[TASK GOAL]
Starting at the line that contains "Clone this chart in Chart.js.", reproduce each line exactly up to and including the line that contains "const TXT = '#1a1a1a';". Reproduce nothing else.

** Start EXTRACTED ENTRIES **

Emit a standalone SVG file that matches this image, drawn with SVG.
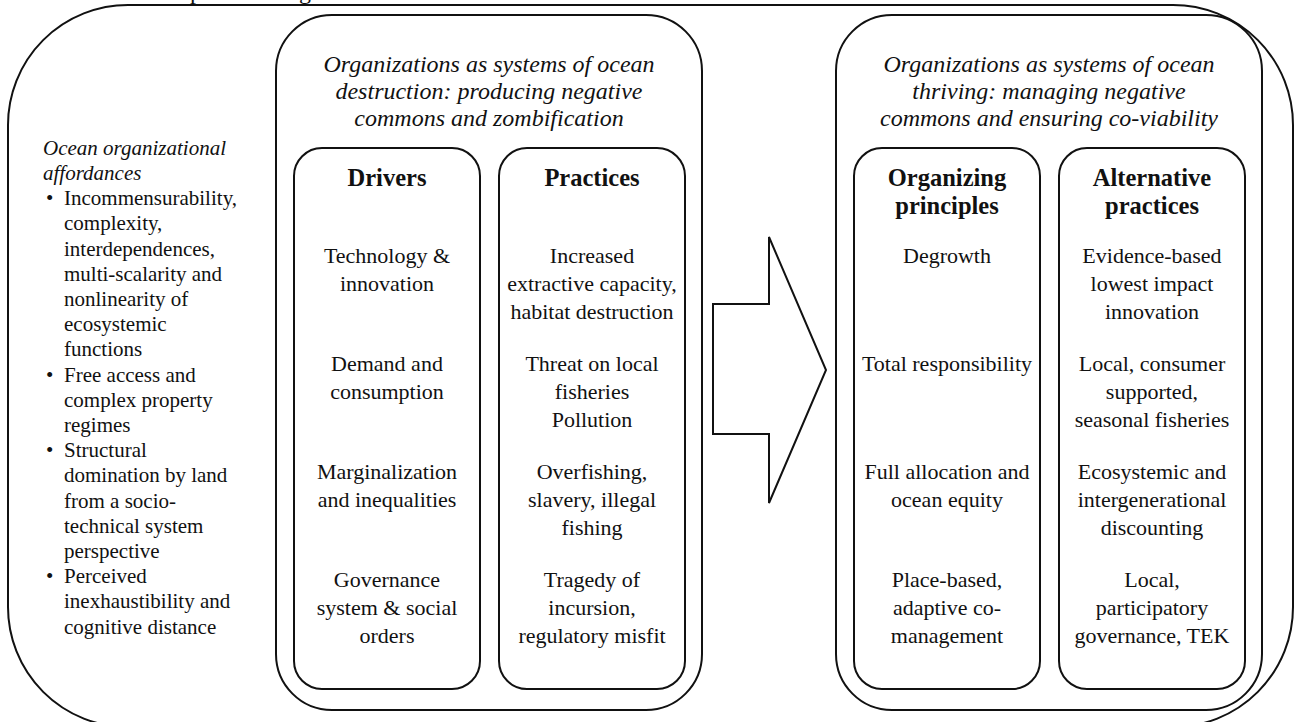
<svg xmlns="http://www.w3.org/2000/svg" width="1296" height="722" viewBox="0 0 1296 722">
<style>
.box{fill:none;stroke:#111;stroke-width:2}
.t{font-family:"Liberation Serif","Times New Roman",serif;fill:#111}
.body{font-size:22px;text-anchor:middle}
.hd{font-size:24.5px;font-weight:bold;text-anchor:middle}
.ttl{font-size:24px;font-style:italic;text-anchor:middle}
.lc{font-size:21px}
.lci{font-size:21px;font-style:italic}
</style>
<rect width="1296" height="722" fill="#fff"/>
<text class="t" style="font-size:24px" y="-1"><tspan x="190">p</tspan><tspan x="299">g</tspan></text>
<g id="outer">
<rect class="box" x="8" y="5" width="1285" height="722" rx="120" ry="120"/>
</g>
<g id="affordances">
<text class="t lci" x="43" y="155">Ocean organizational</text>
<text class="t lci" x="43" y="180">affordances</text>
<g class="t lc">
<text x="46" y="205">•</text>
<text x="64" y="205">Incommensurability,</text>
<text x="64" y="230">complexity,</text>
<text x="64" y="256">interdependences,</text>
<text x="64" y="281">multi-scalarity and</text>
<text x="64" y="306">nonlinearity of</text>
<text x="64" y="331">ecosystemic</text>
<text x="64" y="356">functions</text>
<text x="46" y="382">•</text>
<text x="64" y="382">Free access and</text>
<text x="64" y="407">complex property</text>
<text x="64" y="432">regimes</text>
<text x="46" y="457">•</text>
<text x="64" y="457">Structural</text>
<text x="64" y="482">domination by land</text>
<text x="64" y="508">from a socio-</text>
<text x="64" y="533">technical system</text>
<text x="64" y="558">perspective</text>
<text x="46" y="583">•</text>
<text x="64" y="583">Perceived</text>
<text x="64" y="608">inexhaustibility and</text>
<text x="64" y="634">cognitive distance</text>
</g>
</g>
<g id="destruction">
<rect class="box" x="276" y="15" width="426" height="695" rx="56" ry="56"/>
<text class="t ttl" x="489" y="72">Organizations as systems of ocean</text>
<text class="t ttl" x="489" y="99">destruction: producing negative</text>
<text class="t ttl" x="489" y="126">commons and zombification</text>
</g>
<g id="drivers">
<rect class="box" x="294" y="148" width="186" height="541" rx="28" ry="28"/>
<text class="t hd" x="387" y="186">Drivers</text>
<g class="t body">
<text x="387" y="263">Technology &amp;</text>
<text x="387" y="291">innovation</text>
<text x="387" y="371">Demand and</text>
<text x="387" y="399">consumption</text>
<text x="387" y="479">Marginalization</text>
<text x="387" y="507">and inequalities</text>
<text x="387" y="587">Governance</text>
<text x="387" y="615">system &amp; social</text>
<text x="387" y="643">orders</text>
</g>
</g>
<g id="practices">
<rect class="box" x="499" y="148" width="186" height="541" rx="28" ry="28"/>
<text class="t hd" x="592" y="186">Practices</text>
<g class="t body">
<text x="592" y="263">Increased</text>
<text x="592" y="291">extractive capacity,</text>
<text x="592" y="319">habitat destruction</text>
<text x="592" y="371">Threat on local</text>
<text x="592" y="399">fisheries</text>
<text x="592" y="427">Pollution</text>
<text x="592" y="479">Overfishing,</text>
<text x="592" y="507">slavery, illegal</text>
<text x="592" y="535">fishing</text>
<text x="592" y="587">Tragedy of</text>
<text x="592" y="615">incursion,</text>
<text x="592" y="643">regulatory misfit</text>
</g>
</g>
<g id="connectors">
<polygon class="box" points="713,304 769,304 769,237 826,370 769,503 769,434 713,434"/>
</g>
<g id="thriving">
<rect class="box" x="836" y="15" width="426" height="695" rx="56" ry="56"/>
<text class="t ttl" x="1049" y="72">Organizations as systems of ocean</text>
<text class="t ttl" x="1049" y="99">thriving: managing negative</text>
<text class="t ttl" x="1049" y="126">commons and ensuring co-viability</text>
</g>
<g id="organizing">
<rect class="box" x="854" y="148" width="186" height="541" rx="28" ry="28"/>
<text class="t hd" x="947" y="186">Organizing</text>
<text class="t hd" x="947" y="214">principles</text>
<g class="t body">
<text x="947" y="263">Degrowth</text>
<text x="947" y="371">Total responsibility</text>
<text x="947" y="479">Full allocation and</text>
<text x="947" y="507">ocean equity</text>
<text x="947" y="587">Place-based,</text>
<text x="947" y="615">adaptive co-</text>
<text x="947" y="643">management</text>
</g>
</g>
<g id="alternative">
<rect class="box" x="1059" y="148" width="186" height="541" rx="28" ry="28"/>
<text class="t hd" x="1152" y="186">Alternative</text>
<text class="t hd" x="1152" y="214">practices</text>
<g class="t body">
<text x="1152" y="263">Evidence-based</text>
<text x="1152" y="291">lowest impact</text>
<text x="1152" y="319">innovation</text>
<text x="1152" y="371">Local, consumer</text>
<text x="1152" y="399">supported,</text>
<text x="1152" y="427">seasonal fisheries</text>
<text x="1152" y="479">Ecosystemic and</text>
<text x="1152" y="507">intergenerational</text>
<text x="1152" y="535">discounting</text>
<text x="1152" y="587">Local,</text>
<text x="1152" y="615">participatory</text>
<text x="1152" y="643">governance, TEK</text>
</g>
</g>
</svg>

** End EXTRACTED ENTRIES **
** Start EXTRACTED ENTRIES **

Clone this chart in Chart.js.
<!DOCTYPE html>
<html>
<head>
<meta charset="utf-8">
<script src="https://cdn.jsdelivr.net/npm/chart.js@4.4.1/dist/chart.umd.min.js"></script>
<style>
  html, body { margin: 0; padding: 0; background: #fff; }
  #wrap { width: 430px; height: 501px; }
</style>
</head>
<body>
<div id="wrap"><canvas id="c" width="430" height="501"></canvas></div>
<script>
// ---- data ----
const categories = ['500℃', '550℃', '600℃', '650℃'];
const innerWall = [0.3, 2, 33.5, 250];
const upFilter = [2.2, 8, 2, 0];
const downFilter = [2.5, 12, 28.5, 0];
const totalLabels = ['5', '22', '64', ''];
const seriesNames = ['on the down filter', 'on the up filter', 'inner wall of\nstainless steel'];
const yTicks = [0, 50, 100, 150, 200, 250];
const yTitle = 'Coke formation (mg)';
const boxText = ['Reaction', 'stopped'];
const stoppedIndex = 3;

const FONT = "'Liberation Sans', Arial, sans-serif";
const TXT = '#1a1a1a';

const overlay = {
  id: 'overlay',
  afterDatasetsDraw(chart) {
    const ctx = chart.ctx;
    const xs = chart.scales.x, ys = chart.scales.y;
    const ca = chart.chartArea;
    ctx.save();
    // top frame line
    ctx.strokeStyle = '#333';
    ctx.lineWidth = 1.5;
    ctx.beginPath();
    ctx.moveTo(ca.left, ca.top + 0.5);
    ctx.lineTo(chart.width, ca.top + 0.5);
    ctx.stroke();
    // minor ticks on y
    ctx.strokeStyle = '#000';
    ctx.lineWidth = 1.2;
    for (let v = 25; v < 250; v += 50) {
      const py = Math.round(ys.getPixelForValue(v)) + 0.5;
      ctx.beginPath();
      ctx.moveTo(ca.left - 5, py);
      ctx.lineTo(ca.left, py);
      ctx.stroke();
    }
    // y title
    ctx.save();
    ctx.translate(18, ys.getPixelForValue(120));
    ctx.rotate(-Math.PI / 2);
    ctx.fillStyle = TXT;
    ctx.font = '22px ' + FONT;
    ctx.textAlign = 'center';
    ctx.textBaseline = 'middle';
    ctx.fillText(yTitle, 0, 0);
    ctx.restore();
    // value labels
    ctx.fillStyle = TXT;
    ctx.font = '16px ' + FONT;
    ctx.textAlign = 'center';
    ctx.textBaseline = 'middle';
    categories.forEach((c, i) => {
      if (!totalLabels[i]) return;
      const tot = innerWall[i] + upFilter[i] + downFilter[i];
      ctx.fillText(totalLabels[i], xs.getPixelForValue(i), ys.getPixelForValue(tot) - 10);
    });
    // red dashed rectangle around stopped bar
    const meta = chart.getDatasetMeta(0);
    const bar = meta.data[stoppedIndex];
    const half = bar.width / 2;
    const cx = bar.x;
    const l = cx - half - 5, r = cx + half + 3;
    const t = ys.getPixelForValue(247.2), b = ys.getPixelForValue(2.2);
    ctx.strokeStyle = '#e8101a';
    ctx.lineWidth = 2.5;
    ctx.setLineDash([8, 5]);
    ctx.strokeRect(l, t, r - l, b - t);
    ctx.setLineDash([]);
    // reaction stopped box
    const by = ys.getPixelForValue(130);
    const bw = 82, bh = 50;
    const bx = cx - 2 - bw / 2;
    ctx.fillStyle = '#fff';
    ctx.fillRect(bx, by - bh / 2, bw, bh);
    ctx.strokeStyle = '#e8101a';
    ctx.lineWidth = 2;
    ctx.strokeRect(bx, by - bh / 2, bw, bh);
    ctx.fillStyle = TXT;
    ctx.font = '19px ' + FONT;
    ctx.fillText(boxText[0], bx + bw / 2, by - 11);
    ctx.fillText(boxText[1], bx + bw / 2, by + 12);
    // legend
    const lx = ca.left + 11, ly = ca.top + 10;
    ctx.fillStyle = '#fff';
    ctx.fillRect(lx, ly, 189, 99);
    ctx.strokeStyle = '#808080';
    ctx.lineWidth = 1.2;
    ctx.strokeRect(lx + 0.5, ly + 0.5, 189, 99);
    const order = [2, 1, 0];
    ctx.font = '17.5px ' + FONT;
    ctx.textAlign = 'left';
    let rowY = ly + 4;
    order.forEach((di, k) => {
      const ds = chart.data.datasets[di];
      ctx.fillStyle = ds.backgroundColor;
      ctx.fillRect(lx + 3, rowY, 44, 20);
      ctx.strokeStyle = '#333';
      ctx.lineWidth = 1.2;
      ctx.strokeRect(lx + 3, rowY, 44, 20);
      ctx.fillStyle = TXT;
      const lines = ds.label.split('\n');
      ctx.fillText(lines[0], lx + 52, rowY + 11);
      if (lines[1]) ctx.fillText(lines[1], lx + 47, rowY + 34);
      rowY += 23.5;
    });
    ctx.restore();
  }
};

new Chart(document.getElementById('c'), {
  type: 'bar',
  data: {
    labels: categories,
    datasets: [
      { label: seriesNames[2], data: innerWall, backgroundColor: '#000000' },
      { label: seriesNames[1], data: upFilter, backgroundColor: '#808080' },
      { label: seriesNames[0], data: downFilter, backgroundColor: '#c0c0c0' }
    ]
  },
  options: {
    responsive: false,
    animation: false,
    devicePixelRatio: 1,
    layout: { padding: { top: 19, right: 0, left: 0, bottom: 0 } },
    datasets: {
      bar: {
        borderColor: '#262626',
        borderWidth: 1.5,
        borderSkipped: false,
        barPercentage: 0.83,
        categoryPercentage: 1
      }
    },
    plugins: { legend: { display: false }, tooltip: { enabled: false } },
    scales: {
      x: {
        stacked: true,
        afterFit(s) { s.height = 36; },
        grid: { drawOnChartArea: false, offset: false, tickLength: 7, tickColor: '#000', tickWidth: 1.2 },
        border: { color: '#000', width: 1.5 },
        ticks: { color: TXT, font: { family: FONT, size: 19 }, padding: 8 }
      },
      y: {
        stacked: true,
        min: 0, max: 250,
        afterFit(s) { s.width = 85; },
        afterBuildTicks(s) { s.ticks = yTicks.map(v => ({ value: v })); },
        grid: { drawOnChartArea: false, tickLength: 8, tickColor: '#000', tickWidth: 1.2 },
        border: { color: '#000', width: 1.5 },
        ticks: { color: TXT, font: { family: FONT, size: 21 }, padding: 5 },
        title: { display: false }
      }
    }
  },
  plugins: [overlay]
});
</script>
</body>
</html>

** End EXTRACTED ENTRIES **

[OUTPUT FOR THIS EXERCISE]
Clone this chart in Chart.js.
<!DOCTYPE html>
<html>
<head>
<meta charset="utf-8">
<script src="https://cdn.jsdelivr.net/npm/chart.js@4.4.1/dist/chart.umd.min.js"></script>
<style>
  html, body { margin: 0; padding: 0; background: #fff; }
  #wrap { width: 430px; height: 501px; }
</style>
</head>
<body>
<div id="wrap"><canvas id="c" width="430" height="501"></canvas></div>
<script>
// ---- data ----
const categories = ['500℃', '550℃', '600℃', '650℃'];
const innerWall = [0.3, 2, 33.5, 250];
const upFilter = [2.2, 8, 2, 0];
const downFilter = [2.5, 12, 28.5, 0];
const totalLabels = ['5', '22', '64', ''];
const seriesNames = ['on the down filter', 'on the up filter', 'inner wall of\nstainless steel'];
const yTicks = [0, 50, 100, 150, 200, 250];
const yTitle = 'Coke formation (mg)';
const boxText = ['Reaction', 'stopped'];
const stoppedIndex = 3;

const FONT = "'Liberation Sans', Arial, sans-serif";
const TXT = '#1a1a1a';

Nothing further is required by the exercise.